* The task
Exactly as written, retype the listing below, omitting the pictures.

* Data section
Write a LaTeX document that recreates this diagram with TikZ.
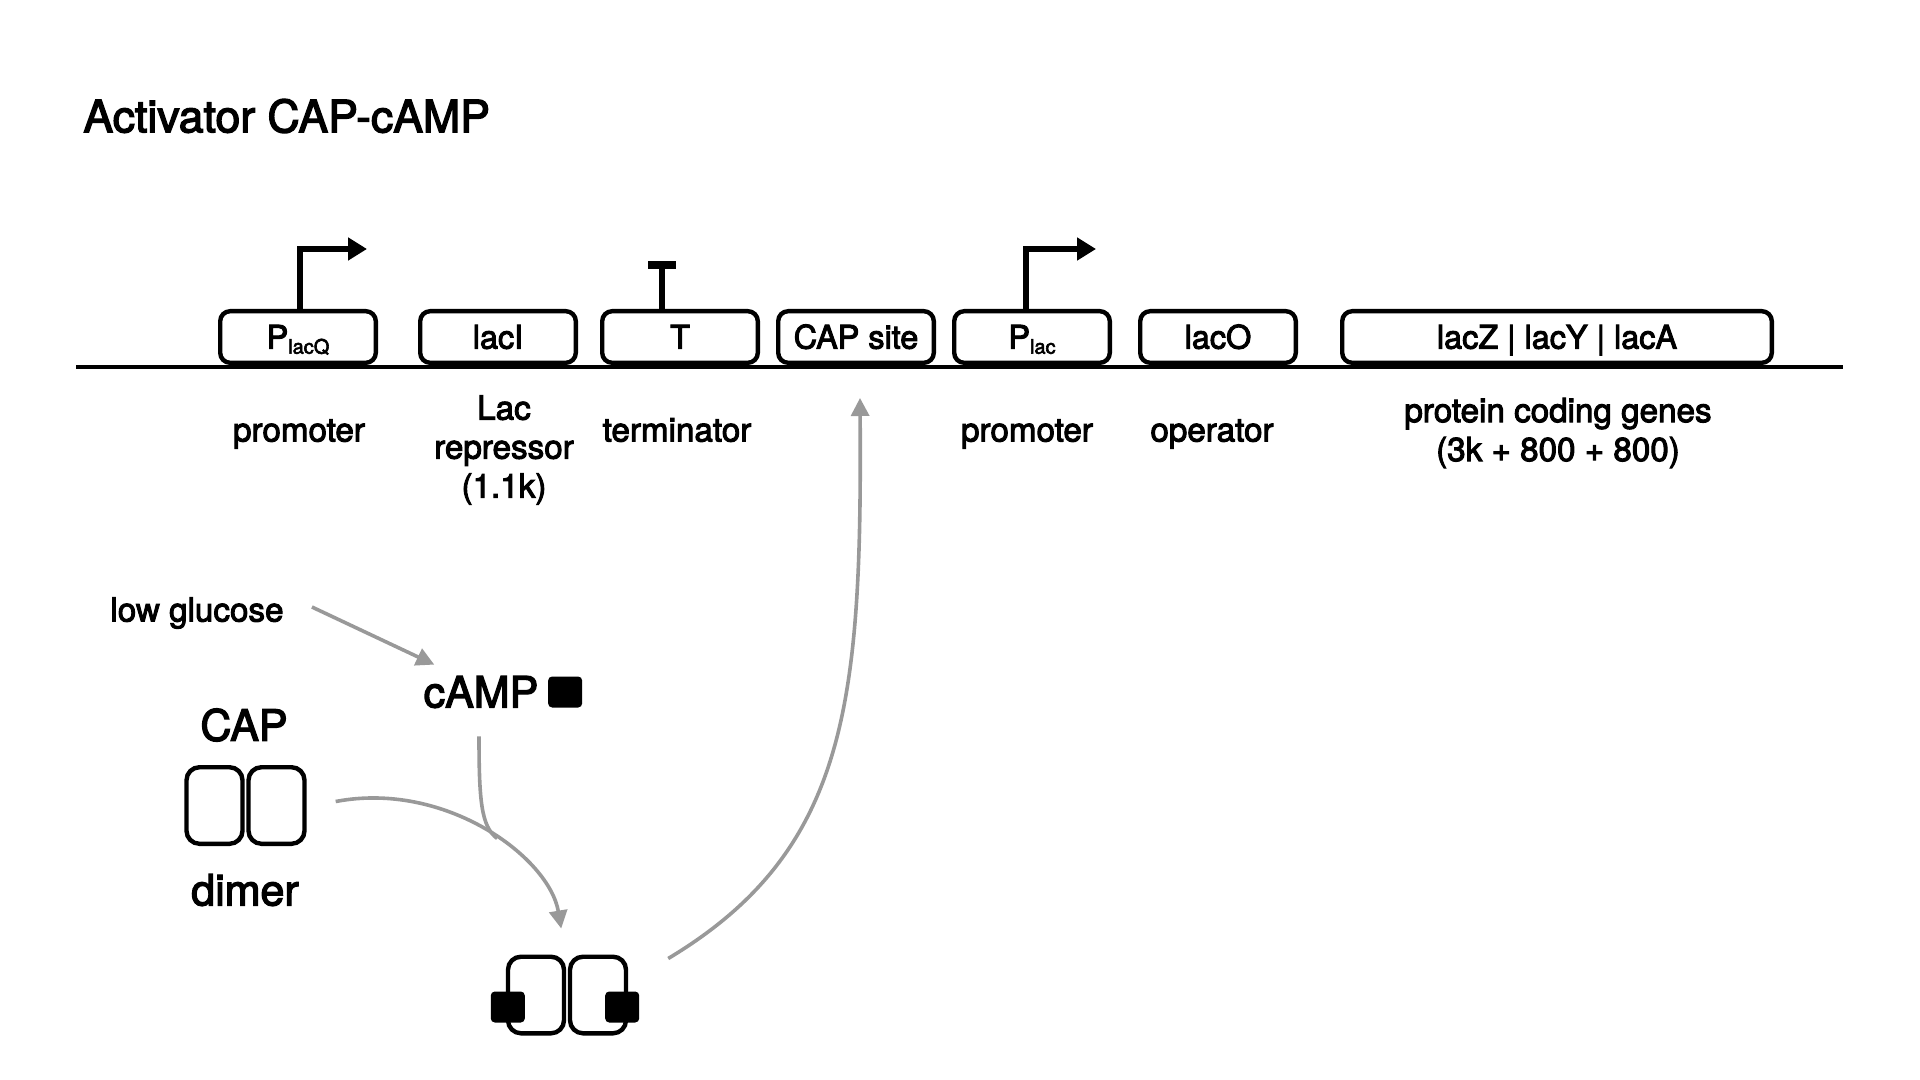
\documentclass[tikz,border=0pt]{standalone}
\usepackage{fontspec}
\setmainfont{TeX Gyre Heros}[FakeBold=3]
\usetikzlibrary{arrows.meta,positioning}

\begin{document}
\begin{tikzpicture}[
x=0.5pt, y=-0.5pt,
part/.style={draw, line width=2.2pt, rounded corners=5pt, fill=white, minimum width=77.8pt, minimum height=25.8pt, inner sep=0pt, text height=11.6pt, text depth=0pt, font=\fontsize{16.2}{19}\selectfont},
lbl/.style={align=center, inner sep=0pt, font=\fontsize{16.6}{19.5}\selectfont},
big/.style={inner sep=0pt, font=\fontsize{21.5}{24}\selectfont},
unit/.style={draw, line width=2.2pt, rounded corners=6.5pt, fill=white, minimum width=28pt, minimum height=38.3pt, inner sep=0pt},
ligand/.style={fill=black, rounded corners=2pt, minimum width=17pt, minimum height=15.5pt, inner sep=0pt},
prom/.style={line width=2.6pt, -{Triangle[length=9.5pt, width=11pt]}},
flow/.style={line width=1.8pt, draw=black!40, -{Triangle[length=9pt, width=9pt]}}
]
\useasboundingbox (0,0) rectangle (1920,1080);

\node[anchor=west, inner sep=0pt, font=\fontsize{22.3}{24}\selectfont] (title) at (83,116) {Activator CAP-cAMP};

% DNA strand with parts
\coordinate (dnaL) at (76,367);
\coordinate (dnaR) at (1843,367);
\draw[line width=1.6pt] (dnaL) -- (dnaR);

\node[part] (placq) at (298,337) {P\raisebox{-0.3ex}{\fontsize{10}{10}\selectfont lacQ}};
\node[part] (laci) at (498,337) {lacI};
\node[part] (term) at (680,337) {T};
\node[part] (capsite) at (856,337) {CAP site};
\node[part] (plac) at (1032,337) {P\raisebox{-0.3ex}{\fontsize{10}{10}\selectfont lac}};
\node[part] (laco) at (1218,337) {lacO};
\node[part, minimum width=214.8pt] (lacz) at (1557,337) {lacZ | lacY | lacA};

\draw[prom] ([xshift=1pt]placq.north) -- ++(0,-60) -- ++(67,0);
\draw[prom] ([xshift=-3pt]plac.north) -- ++(0,-60) -- ++(70,0);
\draw[line width=3.2pt] ([xshift=-9pt]term.north) -- ++(0,-44) coordinate (ttop);
\draw[line width=4pt] ([xshift=-7pt]ttop) -- ([xshift=7pt]ttop);

\node[lbl] (promlbl) at (299,434) {promoter};
\node[lbl] (replbl) at (504,450) {Lac\\repressor\\(1.1k)};
\node[lbl] (termlbl) at (677,430) {terminator};
\node[lbl] (placlbl) at (1027,434) {promoter};
\node[lbl] (oplbl) at (1212,434) {operator};
\node[lbl] (genelbl) at (1558,433) {protein coding genes\\(3k + 800 + 800)};

% signalling
\node[lbl] (glucose) at (197,613) {low glucose};
\node[big] (camp) at (481,692) {cAMP};
\node[ligand, right=4.5pt of camp] (campsq) {};

\node[big] (caplbl) at (244,725) {CAP};
\node[unit] (capL) at (214.5,805.5) {};
\node[unit, right=0.8pt of capL] (capR) {};
\node[big] (dimerlbl) at (245,890) {dimer};

\node[unit] (bndL) at (536,995) {};
\node[unit, right=0.8pt of bndL] (bndR) {};
\node[ligand] (sqL) at ([shift={(2,12)}]bndL.west) {};
\node[ligand] (sqR) at ([shift={(-6,12)}]bndR.east) {};

\draw[flow] ([shift={(28,-6)}]glucose.east) -- ([shift={(11,-11)}]camp.north west);
\draw[flow] ([shift={(29,-4)}]capR.east) .. controls +(110,-21) and +(-12,-71) .. ([shift={(-5,-26)}]bndL.north east) coordinate[pos=0.55] (join);
\draw[flow, -] ([shift={(-2,28)}]camp.south) .. controls +(0,64) and +(-16,-12) .. (join);
\draw[flow] ([shift={(40,4)}]bndR.north east) .. controls +(180,-108) and +(2,304) .. ([shift={(4,33)}]capsite.south);
\end{tikzpicture}
\end{document}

* Task solution
Write a LaTeX document that recreates this diagram with TikZ.
\documentclass[tikz,border=0pt]{standalone}
\usepackage{fontspec}
\setmainfont{TeX Gyre Heros}[FakeBold=3]
\usetikzlibrary{arrows.meta,positioning}

\begin{document}
\begin{tikzpicture}[
x=0.5pt, y=-0.5pt,
part/.style={draw, line width=2.2pt, rounded corners=5pt, fill=white, minimum width=77.8pt, minimum height=25.8pt, inner sep=0pt, text height=11.6pt, text depth=0pt, font=\fontsize{16.2}{19}\selectfont},
lbl/.style={align=center, inner sep=0pt, font=\fontsize{16.6}{19.5}\selectfont},
big/.style={inner sep=0pt, font=\fontsize{21.5}{24}\selectfont},
unit/.style={draw, line width=2.2pt, rounded corners=6.5pt, fill=white, minimum width=28pt, minimum height=38.3pt, inner sep=0pt},
ligand/.style={fill=black, rounded corners=2pt, minimum width=17pt, minimum height=15.5pt, inner sep=0pt},
prom/.style={line width=2.6pt, -{Triangle[length=9.5pt, width=11pt]}},
flow/.style={line width=1.8pt, draw=black!40, -{Triangle[length=9pt, width=9pt]}}
]
\useasboundingbox (0,0) rectangle (1920,1080);

\node[anchor=west, inner sep=0pt, font=\fontsize{22.3}{24}\selectfont] (title) at (83,116) {Activator CAP-cAMP};

% DNA strand with parts
\coordinate (dnaL) at (76,367);
\coordinate (dnaR) at (1843,367);
\draw[line width=1.6pt] (dnaL) -- (dnaR);

\node[part] (placq) at (298,337) {P\raisebox{-0.3ex}{\fontsize{10}{10}\selectfont lacQ}};
\node[part] (laci) at (498,337) {lacI};
\node[part] (term) at (680,337) {T};
\node[part] (capsite) at (856,337) {CAP site};
\node[part] (plac) at (1032,337) {P\raisebox{-0.3ex}{\fontsize{10}{10}\selectfont lac}};
\node[part] (laco) at (1218,337) {lacO};
\node[part, minimum width=214.8pt] (lacz) at (1557,337) {lacZ | lacY | lacA};

\draw[prom] ([xshift=1pt]placq.north) -- ++(0,-60) -- ++(67,0);
\draw[prom] ([xshift=-3pt]plac.north) -- ++(0,-60) -- ++(70,0);
\draw[line width=3.2pt] ([xshift=-9pt]term.north) -- ++(0,-44) coordinate (ttop);
\draw[line width=4pt] ([xshift=-7pt]ttop) -- ([xshift=7pt]ttop);

\node[lbl] (promlbl) at (299,434) {promoter};
\node[lbl] (replbl) at (504,450) {Lac\\repressor\\(1.1k)};
\node[lbl] (termlbl) at (677,430) {terminator};
\node[lbl] (placlbl) at (1027,434) {promoter};
\node[lbl] (oplbl) at (1212,434) {operator};
\node[lbl] (genelbl) at (1558,433) {protein coding genes\\(3k + 800 + 800)};

% signalling
\node[lbl] (glucose) at (197,613) {low glucose};
\node[big] (camp) at (481,692) {cAMP};
\node[ligand, right=4.5pt of camp] (campsq) {};

\node[big] (caplbl) at (244,725) {CAP};
\node[unit] (capL) at (214.5,805.5) {};
\node[unit, right=0.8pt of capL] (capR) {};
\node[big] (dimerlbl) at (245,890) {dimer};

\node[unit] (bndL) at (536,995) {};
\node[unit, right=0.8pt of bndL] (bndR) {};
\node[ligand] (sqL) at ([shift={(2,12)}]bndL.west) {};
\node[ligand] (sqR) at ([shift={(-6,12)}]bndR.east) {};

\draw[flow] ([shift={(28,-6)}]glucose.east) -- ([shift={(11,-11)}]camp.north west);
\draw[flow] ([shift={(29,-4)}]capR.east) .. controls +(110,-21) and +(-12,-71) .. ([shift={(-5,-26)}]bndL.north east) coordinate[pos=0.55] (join);
\draw[flow, -] ([shift={(-2,28)}]camp.south) .. controls +(0,64) and +(-16,-12) .. (join);
\draw[flow] ([shift={(40,4)}]bndR.north east) .. controls +(180,-108) and +(2,304) .. ([shift={(4,33)}]capsite.south);
\end{tikzpicture}
\end{document}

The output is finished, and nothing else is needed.